• [Aim of the exercise] Could you repeat, exactly as they stand, the lines between the one with "Write a Python" and the one with "import plotly.graph_objects as go", inclusive, minus the pictures?

━━━━━━━━━━

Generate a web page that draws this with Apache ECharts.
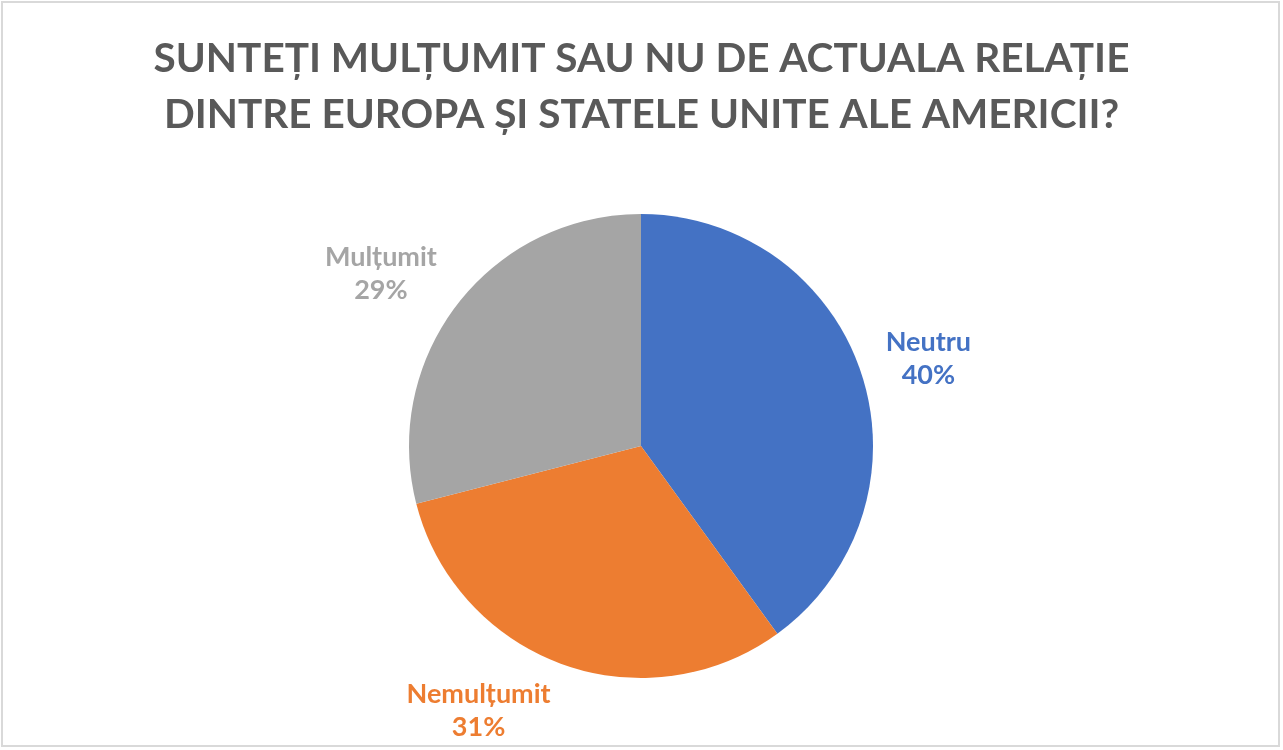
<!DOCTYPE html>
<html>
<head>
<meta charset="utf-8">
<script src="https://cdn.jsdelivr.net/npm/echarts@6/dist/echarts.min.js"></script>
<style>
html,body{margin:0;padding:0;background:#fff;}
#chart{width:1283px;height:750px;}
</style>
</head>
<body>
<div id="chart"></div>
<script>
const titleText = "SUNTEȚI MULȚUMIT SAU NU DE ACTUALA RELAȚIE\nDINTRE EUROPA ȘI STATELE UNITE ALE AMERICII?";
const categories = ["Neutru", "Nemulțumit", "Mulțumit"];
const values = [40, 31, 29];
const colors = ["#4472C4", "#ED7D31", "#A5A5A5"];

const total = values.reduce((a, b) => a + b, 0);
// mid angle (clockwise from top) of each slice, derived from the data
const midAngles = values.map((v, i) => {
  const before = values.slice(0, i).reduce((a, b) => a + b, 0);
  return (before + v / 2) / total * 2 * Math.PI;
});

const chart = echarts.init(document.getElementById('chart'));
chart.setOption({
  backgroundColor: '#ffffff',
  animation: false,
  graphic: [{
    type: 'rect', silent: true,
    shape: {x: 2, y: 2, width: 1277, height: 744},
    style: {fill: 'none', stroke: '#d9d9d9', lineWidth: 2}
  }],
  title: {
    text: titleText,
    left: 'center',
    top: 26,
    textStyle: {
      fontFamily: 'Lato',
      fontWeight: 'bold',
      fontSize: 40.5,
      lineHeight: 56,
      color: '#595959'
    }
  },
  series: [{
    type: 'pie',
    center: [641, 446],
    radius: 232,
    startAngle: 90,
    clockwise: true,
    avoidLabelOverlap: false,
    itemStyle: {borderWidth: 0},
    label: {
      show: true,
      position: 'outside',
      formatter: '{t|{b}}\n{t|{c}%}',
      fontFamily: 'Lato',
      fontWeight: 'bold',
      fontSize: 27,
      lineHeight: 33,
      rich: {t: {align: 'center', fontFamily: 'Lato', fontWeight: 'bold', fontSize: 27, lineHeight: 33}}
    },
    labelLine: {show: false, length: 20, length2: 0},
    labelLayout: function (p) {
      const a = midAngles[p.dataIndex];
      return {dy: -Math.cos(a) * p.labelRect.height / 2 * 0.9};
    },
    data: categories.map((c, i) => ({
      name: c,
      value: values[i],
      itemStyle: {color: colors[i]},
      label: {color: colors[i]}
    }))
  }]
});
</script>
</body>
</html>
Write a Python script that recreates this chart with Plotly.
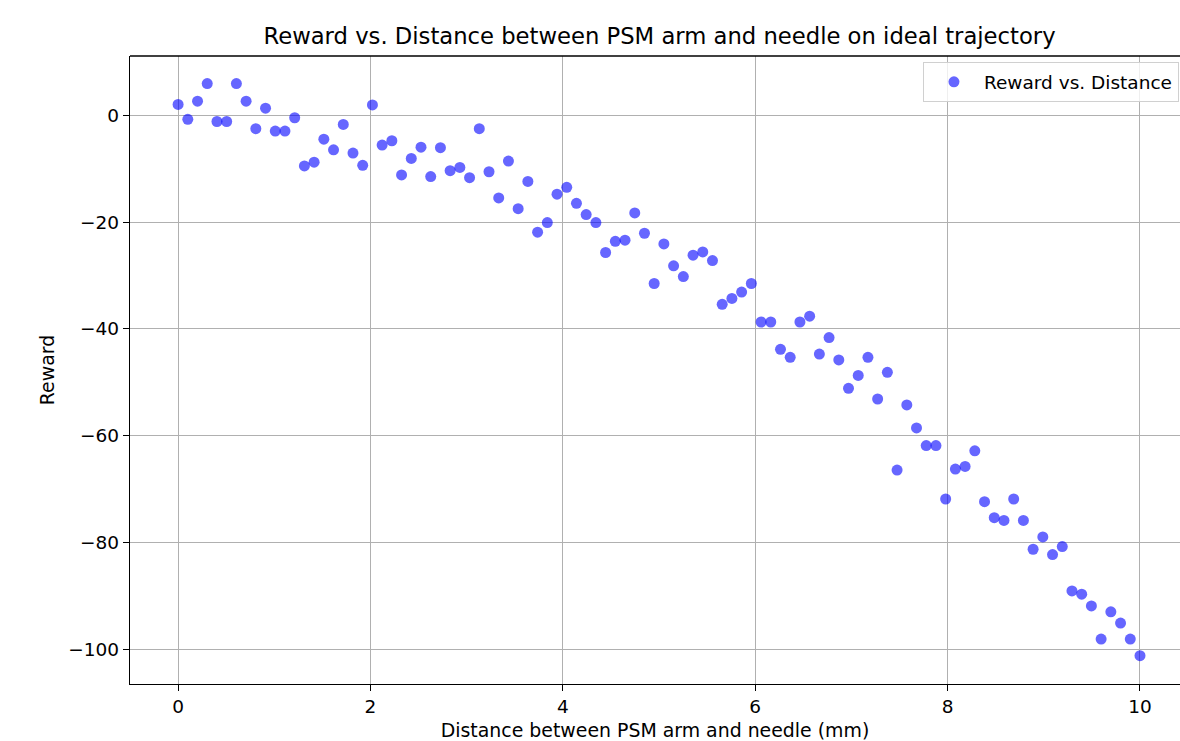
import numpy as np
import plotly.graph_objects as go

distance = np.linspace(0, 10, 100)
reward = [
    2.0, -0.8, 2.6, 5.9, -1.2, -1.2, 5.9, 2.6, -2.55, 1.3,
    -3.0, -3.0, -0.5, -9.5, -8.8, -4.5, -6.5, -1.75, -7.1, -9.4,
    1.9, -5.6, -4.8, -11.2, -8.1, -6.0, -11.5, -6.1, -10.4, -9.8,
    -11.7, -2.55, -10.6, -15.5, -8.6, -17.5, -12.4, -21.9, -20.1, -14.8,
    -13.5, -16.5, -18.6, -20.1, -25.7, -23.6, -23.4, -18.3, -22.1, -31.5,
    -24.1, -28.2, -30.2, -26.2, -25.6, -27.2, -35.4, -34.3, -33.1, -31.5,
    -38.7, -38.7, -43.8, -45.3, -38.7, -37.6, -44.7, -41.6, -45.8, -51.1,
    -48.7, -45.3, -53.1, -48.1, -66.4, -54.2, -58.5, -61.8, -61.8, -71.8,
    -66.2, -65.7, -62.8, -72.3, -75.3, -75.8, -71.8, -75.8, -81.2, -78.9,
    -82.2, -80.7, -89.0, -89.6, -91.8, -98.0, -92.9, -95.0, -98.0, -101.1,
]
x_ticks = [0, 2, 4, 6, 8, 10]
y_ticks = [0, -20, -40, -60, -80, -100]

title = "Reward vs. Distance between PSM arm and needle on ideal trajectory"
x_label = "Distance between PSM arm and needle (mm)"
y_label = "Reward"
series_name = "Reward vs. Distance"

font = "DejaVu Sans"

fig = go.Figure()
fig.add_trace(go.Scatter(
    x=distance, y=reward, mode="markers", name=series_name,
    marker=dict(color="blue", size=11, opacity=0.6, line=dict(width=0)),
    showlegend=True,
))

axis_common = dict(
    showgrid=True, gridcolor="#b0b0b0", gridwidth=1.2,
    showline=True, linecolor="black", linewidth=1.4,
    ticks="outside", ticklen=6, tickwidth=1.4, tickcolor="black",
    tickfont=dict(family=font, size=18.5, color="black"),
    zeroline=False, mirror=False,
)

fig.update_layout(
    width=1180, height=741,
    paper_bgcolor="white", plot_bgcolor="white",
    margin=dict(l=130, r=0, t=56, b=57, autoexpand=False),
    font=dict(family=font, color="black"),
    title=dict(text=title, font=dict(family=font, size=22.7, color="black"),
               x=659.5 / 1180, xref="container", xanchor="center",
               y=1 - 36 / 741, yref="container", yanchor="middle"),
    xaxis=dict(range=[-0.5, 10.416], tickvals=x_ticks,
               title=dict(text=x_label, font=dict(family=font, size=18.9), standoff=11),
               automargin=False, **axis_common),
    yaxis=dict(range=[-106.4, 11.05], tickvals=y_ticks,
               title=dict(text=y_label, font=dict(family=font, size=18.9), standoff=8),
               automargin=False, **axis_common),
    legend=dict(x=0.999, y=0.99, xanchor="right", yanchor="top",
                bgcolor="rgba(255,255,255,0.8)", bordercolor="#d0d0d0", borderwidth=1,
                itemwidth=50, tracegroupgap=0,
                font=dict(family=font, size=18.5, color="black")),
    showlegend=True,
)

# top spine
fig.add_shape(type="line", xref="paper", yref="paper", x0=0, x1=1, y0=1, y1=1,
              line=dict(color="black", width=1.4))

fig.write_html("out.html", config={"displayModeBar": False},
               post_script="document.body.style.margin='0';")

━━━━━━━━━━

• [In response]
Write a Python script that recreates this chart with Plotly.
import numpy as np
import plotly.graph_objects as go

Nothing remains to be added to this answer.